If you’ve missed the stooshie over the threatened deportation of the Brain family, catch up here. We were first alerted to their plight by For Argyll. Here’s the MSP’s letter to the Home Office and here’s ITV’s Stephen Daisley on what he thinks the First Minister should do. Which could open a new can of worms.



Don’t know what you’ve got ‘til it’s gone:  Paradise in this case being a democratic free press and the parking lot being what CAPX editor Iain Martin calls the ‘anti-social media’.  Our co-editor John McGurk has oft bewailed the apparent decline of Martin’s [and his] old paper The Scotsman; how to come to a modus vivendi with the internet and Facebook is the challenge newspapers face says Martin, or people will only hear “views and conspiracy theories which confirm their prejudices. Compromise is a key ingredient in a civilised society, yet constant exposure to the myth that it is always bad, and that there are simple populist solutions to every question, and that anyone who disagrees with you is an idiot, leads to Trump, Le Pen and a threat to civilisation and free thought

Your right to say so: How far are we prepared to go to defend free speech?  Sabine Beppler-Spahl in Friday’s Spiked reported on Germany’s ‘incitement of the people’ actVolksverhetzung – designed back in the day to deal with neo-Nazis, but now being applied in a much more general way. Perhaps we should be worried…

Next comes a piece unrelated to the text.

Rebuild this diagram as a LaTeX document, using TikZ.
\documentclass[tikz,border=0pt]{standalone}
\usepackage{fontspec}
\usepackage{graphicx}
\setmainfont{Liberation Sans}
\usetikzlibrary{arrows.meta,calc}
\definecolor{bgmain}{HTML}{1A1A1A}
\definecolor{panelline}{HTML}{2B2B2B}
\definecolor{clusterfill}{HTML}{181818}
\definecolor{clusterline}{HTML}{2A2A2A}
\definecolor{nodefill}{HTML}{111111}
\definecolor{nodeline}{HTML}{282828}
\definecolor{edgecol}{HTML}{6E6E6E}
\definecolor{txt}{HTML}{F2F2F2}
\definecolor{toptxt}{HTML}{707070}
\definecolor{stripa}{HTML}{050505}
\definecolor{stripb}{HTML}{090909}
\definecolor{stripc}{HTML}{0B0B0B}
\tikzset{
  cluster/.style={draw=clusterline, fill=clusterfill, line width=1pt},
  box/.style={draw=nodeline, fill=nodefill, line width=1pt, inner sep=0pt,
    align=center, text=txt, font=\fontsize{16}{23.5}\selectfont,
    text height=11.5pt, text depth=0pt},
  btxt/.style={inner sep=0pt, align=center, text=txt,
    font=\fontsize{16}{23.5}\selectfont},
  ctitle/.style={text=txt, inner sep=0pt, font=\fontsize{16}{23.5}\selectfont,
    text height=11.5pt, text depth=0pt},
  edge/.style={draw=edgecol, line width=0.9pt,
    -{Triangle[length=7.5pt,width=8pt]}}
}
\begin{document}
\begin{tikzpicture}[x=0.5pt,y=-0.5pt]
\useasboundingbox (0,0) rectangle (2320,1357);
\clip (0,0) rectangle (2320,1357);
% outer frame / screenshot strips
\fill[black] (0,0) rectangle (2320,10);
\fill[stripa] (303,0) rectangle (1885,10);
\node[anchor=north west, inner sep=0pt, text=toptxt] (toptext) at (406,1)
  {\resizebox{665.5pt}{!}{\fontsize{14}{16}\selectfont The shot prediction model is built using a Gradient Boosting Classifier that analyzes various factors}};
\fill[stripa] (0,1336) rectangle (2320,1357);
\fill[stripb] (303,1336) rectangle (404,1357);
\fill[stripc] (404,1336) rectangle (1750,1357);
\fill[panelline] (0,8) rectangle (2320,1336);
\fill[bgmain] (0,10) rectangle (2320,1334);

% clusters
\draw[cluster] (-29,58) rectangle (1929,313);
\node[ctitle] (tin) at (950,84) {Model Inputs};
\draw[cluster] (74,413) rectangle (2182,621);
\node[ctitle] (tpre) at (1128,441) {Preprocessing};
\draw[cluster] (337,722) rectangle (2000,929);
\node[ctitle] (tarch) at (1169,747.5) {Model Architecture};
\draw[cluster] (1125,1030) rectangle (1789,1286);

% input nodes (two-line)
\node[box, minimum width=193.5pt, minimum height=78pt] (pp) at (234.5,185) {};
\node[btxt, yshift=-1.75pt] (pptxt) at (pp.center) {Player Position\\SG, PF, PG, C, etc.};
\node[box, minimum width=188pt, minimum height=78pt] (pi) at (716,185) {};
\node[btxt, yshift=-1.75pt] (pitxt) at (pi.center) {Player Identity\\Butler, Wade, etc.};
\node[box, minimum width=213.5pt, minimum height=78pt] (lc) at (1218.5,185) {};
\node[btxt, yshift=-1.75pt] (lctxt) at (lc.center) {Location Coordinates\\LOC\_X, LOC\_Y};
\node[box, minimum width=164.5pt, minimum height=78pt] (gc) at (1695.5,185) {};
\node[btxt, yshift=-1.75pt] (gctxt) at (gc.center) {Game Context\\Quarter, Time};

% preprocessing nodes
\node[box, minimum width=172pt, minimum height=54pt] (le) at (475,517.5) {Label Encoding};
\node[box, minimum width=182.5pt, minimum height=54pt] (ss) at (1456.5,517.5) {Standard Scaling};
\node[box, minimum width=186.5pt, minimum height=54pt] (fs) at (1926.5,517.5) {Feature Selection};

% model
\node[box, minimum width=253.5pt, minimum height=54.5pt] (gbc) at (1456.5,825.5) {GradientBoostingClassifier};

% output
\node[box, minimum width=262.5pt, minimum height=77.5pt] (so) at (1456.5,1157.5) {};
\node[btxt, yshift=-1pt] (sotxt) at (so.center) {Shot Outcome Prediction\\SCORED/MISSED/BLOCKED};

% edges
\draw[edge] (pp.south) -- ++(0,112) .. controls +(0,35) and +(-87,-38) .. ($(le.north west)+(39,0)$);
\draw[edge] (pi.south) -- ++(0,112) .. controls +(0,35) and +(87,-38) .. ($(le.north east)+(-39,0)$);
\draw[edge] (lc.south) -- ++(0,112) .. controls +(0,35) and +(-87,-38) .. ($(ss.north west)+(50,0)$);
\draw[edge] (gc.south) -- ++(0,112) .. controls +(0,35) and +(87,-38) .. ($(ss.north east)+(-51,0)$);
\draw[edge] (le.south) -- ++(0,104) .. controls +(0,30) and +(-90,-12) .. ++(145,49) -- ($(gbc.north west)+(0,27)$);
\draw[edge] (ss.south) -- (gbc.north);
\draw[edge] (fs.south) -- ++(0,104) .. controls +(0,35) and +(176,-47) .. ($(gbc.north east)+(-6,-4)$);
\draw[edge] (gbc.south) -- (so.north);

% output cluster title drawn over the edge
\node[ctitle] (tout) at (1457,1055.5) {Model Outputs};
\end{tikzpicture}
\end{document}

Across the Pond:  Kathy Gyngell – a self-styled ‘unreconstructed woman’ – in Saturday’s Conservative Woman learns to love the prospect of President Donald Trump as “an unexpected smack right between the eyes of the sisterhood, puncturing their pomposity…the sisterhood say he is terrifying. Yes, they – so used to do the terrifying – are terrified. Here’s a man who point blank refuses to play their game … he’s in line to be the next US President … he is funny and good with the wise cracks and has a slow paced gravelly voice like Ronald Reagan.”  Only one opinion of course – as we know, not everyone is as enamoured.

{PS. Sisters, if Trump makes your blood boil, Rod Liddell’s [£] little go at women’s football in this week’s Sunday Times will really have you reaching for the statins…]

When America sneezes: We were alerted by Quartz Daily to this very interesting report by Derek Thompson in The Atlantic on the decline of dynamism in American cities, attributing this to the high cost of housing forcing families and entrepreneurs to move out. It’s long but rewarding; stick with it if you can.

There’s a lesson in this for the UK – we know about London, but only yesterday the Edinburgh Evening News reported rising prices in North Berwick due to even higher prices in the centre of our own capital.